For most people, al-Qaeda and its chief Osama bin Laden are inextricably linked to Afghanistan but it was in Yemen that al-Qaeda's war against the West began.
Praveen Swami, Diplomatic Editor
Published: 8:35PM BST 29 Oct 2010
It is bin Laden's ancestral home and in December, 1998, it was where a little-known Islamist group responded to his calls for attacks on US and British targets by kidnapping sixteen tourists. Three British citizens and one Australian were killed when Yemeni forces stormed the kidnappers' safe house, 175 miles south of the Yemeni capital of Sanaa.
Since then al-Qaeda has branched into a global network and built new terror training camps and bases across Asia.
But now it has returned and Yemen is once again emerging as the global jihadist movement's new citadel.
Increasingly plots targeting the west have had a Yemen connection - often involving al-Qaeda operatives inspired and trained by the organisation's key leader, Anwar al-Awlaki, who was raised in Yemen, educated at US universities, a mentor for three of members of the al-Qaeda hijack squad which carried out the 9/11 attacks.
No hard data exists on just how many terrorists al-Qaeda has at its disposal in Yemen, but most intelligence estimates run to several hundred. Most are Yemeni, but authorities in that country have arrested at least 50 foreign nationals linked to al-Qaeda - among them, British, US, French and Malaysian citizens.
Jonathan Evans, the director-general of the Security Service, said last month that threats to the UK are increasingly emanating from Yemen and Somalia - not just the war-torn lands along the Pakistan-Afghanistan border.

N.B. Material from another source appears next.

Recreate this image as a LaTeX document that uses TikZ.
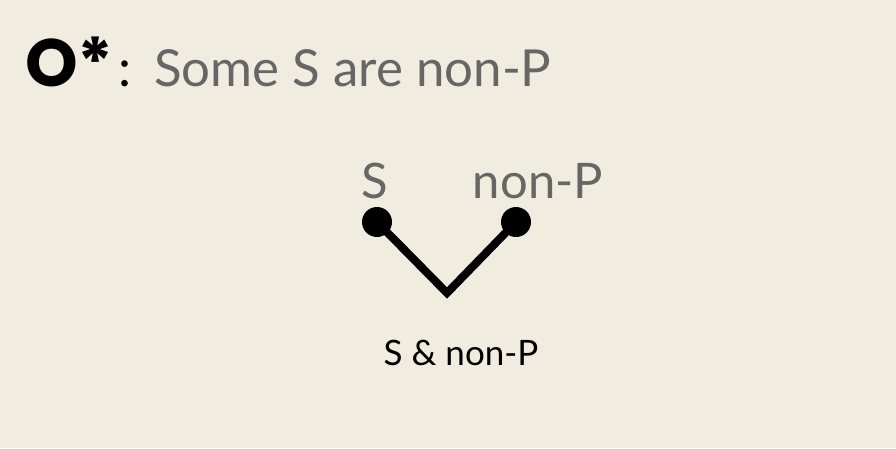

Yemen has been engaged in a bitter battle against these forces, using its air force and artillery to target the al-Qaeda bases. Colonel Mohamed al-Khodr, the head of security in the troubled South Yemen province of Abyan said earlier this month that his country's forces were "engaged in what amounts to guerrilla war". He admitted that "we have not managed to win the battle and are facing difficulties". More than 50 Yemeni security force personnel have been killed by al-Qaeda this year
Yemen's al-Qaeda faction is known as al-Qaeda in the Arabian Peninsula, and was yesterday accused by US Homelands Security of involvement in the cargo plane terror alert. It is led by is Nasser Abdul Karim al-Wuhayshi, a former personal assistant to bin Laden. Al-Wuhayshi was arrested by Iranian authorities and extradited to Yemen, but escaped from prison in 2006.

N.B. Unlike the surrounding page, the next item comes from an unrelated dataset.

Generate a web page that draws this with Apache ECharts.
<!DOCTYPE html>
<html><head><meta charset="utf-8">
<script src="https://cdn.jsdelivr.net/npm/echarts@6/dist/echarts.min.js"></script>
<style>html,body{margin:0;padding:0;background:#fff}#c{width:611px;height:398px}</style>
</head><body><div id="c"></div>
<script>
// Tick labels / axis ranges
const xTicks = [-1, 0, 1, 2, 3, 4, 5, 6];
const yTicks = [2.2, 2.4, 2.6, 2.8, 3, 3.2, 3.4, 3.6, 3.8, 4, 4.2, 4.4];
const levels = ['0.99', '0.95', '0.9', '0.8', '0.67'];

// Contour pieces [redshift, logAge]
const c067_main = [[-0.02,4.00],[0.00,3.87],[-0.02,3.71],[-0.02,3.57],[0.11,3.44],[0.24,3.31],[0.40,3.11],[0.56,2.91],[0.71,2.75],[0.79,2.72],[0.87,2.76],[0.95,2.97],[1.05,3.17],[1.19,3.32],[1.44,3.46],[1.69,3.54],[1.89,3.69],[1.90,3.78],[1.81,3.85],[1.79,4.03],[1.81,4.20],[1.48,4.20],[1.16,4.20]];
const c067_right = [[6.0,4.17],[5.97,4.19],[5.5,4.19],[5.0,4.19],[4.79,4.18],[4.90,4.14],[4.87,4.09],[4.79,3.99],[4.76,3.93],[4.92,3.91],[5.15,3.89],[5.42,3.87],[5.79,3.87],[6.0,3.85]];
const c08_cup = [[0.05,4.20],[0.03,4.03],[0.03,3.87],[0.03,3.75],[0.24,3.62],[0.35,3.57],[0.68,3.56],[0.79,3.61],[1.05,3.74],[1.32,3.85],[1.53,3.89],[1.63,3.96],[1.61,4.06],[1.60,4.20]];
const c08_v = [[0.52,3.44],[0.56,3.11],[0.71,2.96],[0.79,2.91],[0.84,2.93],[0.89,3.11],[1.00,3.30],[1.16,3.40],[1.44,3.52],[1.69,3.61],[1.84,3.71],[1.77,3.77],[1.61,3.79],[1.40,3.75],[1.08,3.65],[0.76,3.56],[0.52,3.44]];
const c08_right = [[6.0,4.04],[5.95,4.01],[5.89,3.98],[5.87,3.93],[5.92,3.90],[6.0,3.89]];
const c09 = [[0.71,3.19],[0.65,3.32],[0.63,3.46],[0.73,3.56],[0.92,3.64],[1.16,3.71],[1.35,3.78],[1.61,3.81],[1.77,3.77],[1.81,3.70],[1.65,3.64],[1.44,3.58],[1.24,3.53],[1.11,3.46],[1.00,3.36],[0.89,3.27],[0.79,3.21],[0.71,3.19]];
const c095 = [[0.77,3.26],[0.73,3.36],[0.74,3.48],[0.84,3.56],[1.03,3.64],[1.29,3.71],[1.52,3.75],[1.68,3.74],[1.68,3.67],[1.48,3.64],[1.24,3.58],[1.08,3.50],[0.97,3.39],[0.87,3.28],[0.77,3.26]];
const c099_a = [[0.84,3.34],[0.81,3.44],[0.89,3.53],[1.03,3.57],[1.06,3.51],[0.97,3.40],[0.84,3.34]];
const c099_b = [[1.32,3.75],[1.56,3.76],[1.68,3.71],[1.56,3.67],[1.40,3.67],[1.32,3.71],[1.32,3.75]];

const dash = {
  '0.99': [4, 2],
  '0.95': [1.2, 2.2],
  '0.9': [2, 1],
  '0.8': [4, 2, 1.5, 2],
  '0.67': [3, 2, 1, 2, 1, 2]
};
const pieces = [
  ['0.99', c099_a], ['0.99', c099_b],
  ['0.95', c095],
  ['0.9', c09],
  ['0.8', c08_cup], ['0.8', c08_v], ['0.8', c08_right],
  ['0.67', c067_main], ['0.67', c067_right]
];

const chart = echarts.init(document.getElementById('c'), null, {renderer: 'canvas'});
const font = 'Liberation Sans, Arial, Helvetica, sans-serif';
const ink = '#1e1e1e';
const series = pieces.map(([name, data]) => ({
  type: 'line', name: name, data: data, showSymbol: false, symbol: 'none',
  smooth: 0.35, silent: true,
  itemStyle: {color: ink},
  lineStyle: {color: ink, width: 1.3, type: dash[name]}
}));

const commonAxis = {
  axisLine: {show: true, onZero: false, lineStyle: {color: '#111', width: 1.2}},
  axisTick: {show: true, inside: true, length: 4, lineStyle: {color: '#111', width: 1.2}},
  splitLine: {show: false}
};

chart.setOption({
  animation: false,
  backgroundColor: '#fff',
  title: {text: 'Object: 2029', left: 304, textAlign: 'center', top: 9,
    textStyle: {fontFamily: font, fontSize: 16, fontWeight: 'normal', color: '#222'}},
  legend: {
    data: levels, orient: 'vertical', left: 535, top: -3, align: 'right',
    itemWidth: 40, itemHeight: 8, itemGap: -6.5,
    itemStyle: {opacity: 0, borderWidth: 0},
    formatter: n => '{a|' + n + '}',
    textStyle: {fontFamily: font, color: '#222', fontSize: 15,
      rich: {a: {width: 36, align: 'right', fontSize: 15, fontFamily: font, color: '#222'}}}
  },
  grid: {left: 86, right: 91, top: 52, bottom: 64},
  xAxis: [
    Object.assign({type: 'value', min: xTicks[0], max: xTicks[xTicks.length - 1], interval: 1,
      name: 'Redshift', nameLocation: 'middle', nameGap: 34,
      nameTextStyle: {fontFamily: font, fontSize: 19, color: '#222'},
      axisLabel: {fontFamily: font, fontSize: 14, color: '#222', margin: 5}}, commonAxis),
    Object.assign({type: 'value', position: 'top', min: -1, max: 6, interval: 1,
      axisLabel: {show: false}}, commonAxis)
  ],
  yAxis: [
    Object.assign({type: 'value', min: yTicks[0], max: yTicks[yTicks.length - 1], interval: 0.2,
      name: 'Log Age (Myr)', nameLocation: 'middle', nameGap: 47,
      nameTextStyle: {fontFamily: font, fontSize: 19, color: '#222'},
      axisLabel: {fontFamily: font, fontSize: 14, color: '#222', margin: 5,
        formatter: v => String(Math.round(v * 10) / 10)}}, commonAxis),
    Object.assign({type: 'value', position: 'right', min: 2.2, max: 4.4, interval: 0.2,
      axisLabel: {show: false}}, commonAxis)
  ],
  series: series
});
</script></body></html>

Al-Qaeda in the Arabian Peninsula has demonstrated a high degree of ability to hit Yemen were it most hurts - hitting the diplomats, aid workers and tourists who are so essential to the country's cash-strapped economy. Earlier this month, al-Qaeda terrorists targeted the deputy chief of the UK's embassy in Sana'a, Fionna Gibb. In April, an al-Qaeda suicide bomber almost succeeded in assassinating Tim Torlott, Britain's ambassador to Yemen. Last year, the jihadist group targeted a convoy bearing the families of four South Koreans it had killed in an earlier suicide attack.

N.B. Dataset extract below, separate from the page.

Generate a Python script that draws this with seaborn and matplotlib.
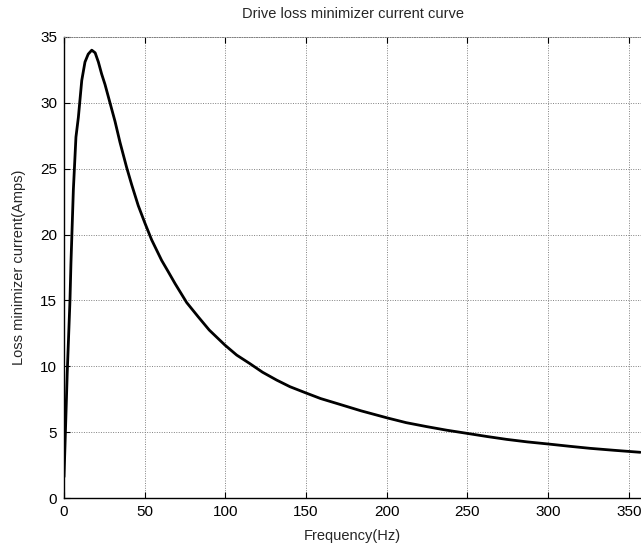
import matplotlib
matplotlib.use("Agg")
import matplotlib.pyplot as plt
import seaborn as sns
import pandas as pd

freq = [0, 0.6, 2.0, 3.7, 4.3, 5.8, 7.4, 8.9, 11.0, 13.0, 15.0, 17.2, 19.3, 21.3, 23.3,
        25.4, 28.5, 31.6, 34.7, 38.8, 41.9, 46.0, 50.2, 54.3, 60.5, 64.5, 68.8, 76.0,
        83.2, 90.0, 99.8, 107.0, 115.2, 123.0, 131.8, 140.0, 149.8, 159.0, 169.0,
        184.0, 200.3, 212.0, 224.7, 237.0, 250.1, 262.0, 274.3, 287.0, 300.0, 313.0,
        326.0, 341.0, 357.0]
current = [1.6, 3.9, 9.5, 15.0, 17.8, 23.4, 27.4, 28.9, 31.7, 33.1, 33.7, 34.0, 33.8, 33.1, 32.2,
           31.4, 30.0, 28.6, 27.0, 25.1, 23.8, 22.2, 20.85, 19.6, 18.04, 17.2, 16.28, 14.84,
           13.75, 12.75, 11.6, 10.85, 10.2, 9.55, 8.95, 8.45, 7.98, 7.55, 7.18,
           6.62, 6.08, 5.72, 5.42, 5.15, 4.9, 4.67, 4.45, 4.26, 4.1, 3.93,
           3.77, 3.62, 3.47]
xticks = [0, 50, 100, 150, 200, 250, 300, 350]
yticks = [0, 5, 10, 15, 20, 25, 30, 35]

df = pd.DataFrame({"Frequency(Hz)": freq, "Current": current})

sns.set_style("white")
plt.rcParams['font.family'] = ['Liberation Sans', 'DejaVu Sans']

fig = plt.figure(figsize=(6.41, 5.45), dpi=100)
W, H = 641, 545
ax = fig.add_axes([64 / W, (H - 498) / H, (641 - 64) / W, (498 - 37) / H])

sns.lineplot(data=df, x="Frequency(Hz)", y="Current", color="black", linewidth=2.0,
             ax=ax, sort=False)

ax.set_xlim(0, 357.5)
ax.set_ylim(0, 35)
ax.set_xticks(xticks)
ax.set_yticks(yticks)
ax.grid(True, color="#808080", linestyle=(0, (1, 1.5)), linewidth=0.7)
ax.set_axisbelow(True)

for s in ["left", "bottom"]:
    ax.spines[s].set_color("black")
    ax.spines[s].set_linewidth(1.0)
ax.spines["right"].set_visible(False)
ax.spines["top"].set_color("#808080")
ax.spines["top"].set_linestyle((0, (1, 1.5)))
ax.spines["top"].set_linewidth(0.7)

ax.tick_params(direction="in", length=4, width=0.8, top=True, left=True, bottom=True,
               labelsize=11, colors="black", pad=5)

ax.set_xlabel("Frequency(Hz)", fontsize=10.5, labelpad=7)
ax.set_ylabel("Loss minimizer current(Amps)", fontsize=10.5, labelpad=10)
ax.set_title("Drive loss minimizer current curve", fontsize=10.5, pad=14)

fig.savefig("out.png", dpi=100)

The group is responsible for the publication of the al-Qaeda magazine which gives advice to would-be militants. The latest edition included a section on how to mow people down with a pickup truck and other tips on how to kill Americans. It indicated that the terrorist network was moving away from terror "spectaculars" towards smaller scale operations.
Yemen's evolution as a jihadist launch-pad dates back to the 1980s, when hundreds of its citizens joined in the jihad against the Soviet Union's forces in Saudi Arabia. Though born to a Syrian mother, and raised in Saudi Arabia, bin Laden's father Mohammad bin Laden hailed from the mountainous Hadramawt-region village of Ribaat Bashen, and the al-Qaeda chief often said he dreamt of one day returning there.
The Afghan jihad veterans played an important role in Yemen's political life after they returned. In 1994, Ali Abdullah Saleh, Yemen's president, recruited their services to defeat left-wing separatists in the south; many later received government handouts and rewards. Sheikh Abdulmajid Zindani, a former bin Laden associate, remains among the country's most influential people.
British nationals played a key role in some of al-Qaeda's first attacks in Yemen. In December 1998 and January 1999, British nationals belonging to an organisation calling itself the Supporters of Shariah (Islamic Law) were convicted of attempting to blow up British targets in Yemen. The organisation was led by Mustafa Kamel Mustafa - a man better known by his jihadist nom de guerre, Abu Hamza.
The son of an Egyptian military officer, and a former nightclub bouncer, al Masri discovered radical Islamism while he was a student at Brighton Polytechnic.
He is currently in prison in Belmarsh awaiting the outcome of a US request for his extradition on terrorist charges.